Artist Biography

John Ross Key

(1832 - 1920)

Table of Contents

    John Ross Key, grandson of Francis Scott Key—songwriter of The Star-Spangled Banner—was largely self-taught with brief studies in Munich and Paris.

    In the 1850s, he worked as a topographical artist for the United States Coast Survey, where he befriended James McNeill Whistler. In 1859, he served as a cartographer on the Lander Expedition, charting trails through Nevada and Wyoming for the California Trail.

    Key served in the Civil War and from 1863 to 1865, he was stationed in Charleston, South Carolina, producing meticulous maps and dramatic battle scenes, including Bombardment of Fort Sumter, Siege of Charleston Harbor, 1863—a work once misattributed to Albert Bierstadt.

    After the war, Key lived in many cities across the United States, including Baltimore, Boston, New York, and San Francisco. While on the west coast, he painted views of the Sierra Nevadas, Point Lobos, and The Golden Gate. He was awarded a medal for his painting, The Golden Gate, at the U.S. Centennial Exposition in Philadelphia for artistic excellence in landscape.[1] While in Boston, Key established a studio and exhibited nearly 100 paintings at the Boston Athenaeum, the Boston Art Club and Leonard Auction Rooms.[2]

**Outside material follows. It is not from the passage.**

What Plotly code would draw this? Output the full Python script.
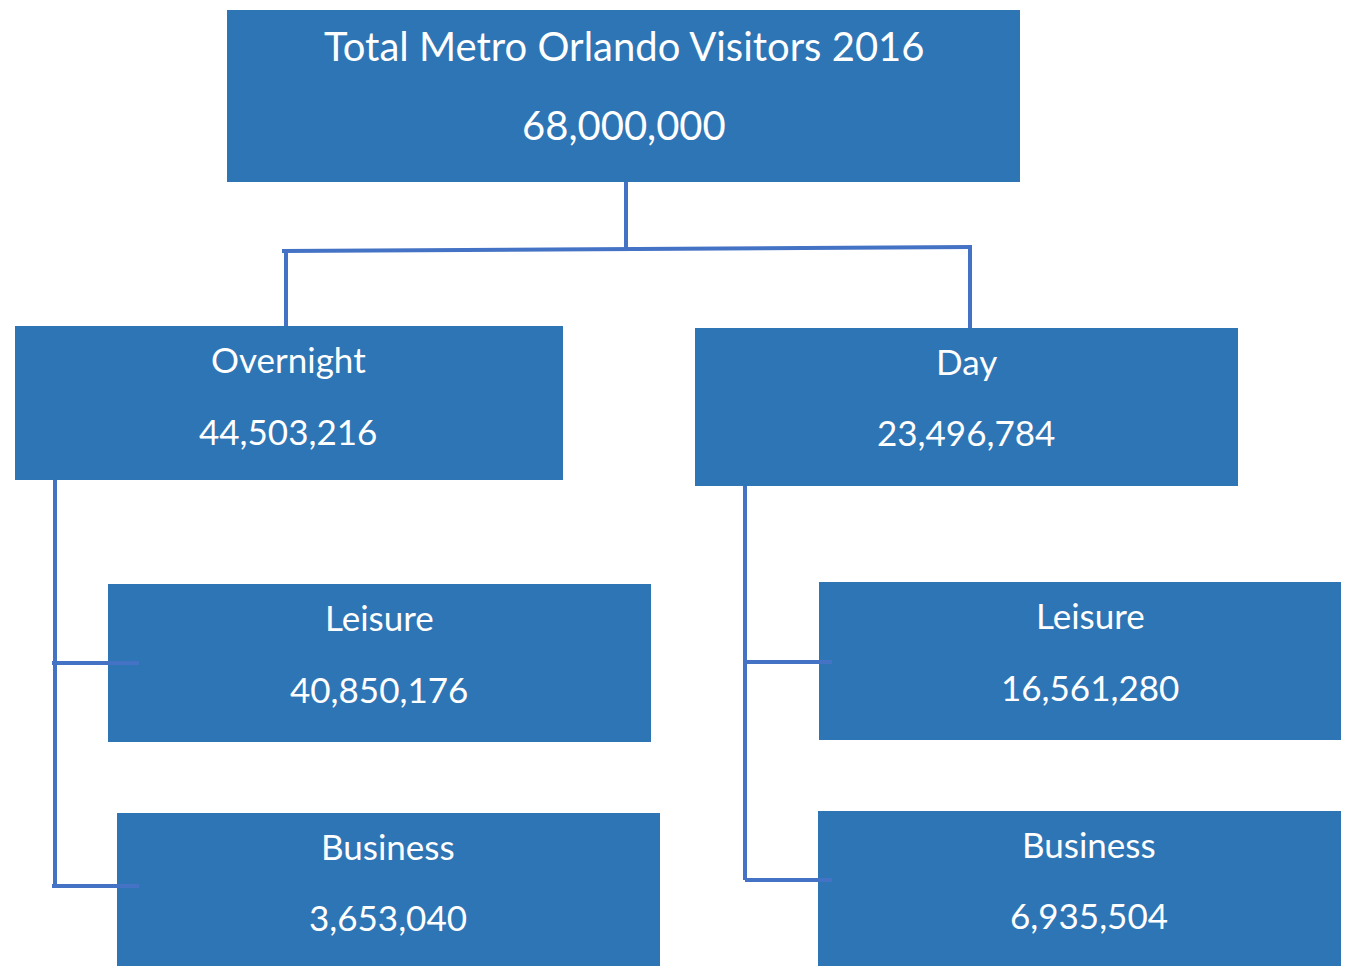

    Key regularly exhibited at the National Academy of Design, the Pennsylvania Academy of Fine Arts, the Boston Athenaeum, and the Boston Art Club throughout the 1860s and 1870s. He won a medal at the Centennial Expo in Philadelphia in 1876. He was a member of the Society of Washington Artists and the Boston Art Club.

    The artist’s works are held in the White House Historical Association, Maryland Historical Society, University of Michigan Art Museum, and Morris Museum of Art.


    [1] Kimberly Orcutt, Power and Posterity: American Art at Philadelphia’s 1876 Centennial Exhibition (The Pennsylvania State University Press, 2018), 219.

    [2] Catherine H. Campbell, New Hampshire Scenery: A Dictionary of Nineteenth Century Artists of New Hampshire Mountain Landscapes (Phoenix Publishings, 1985), 106.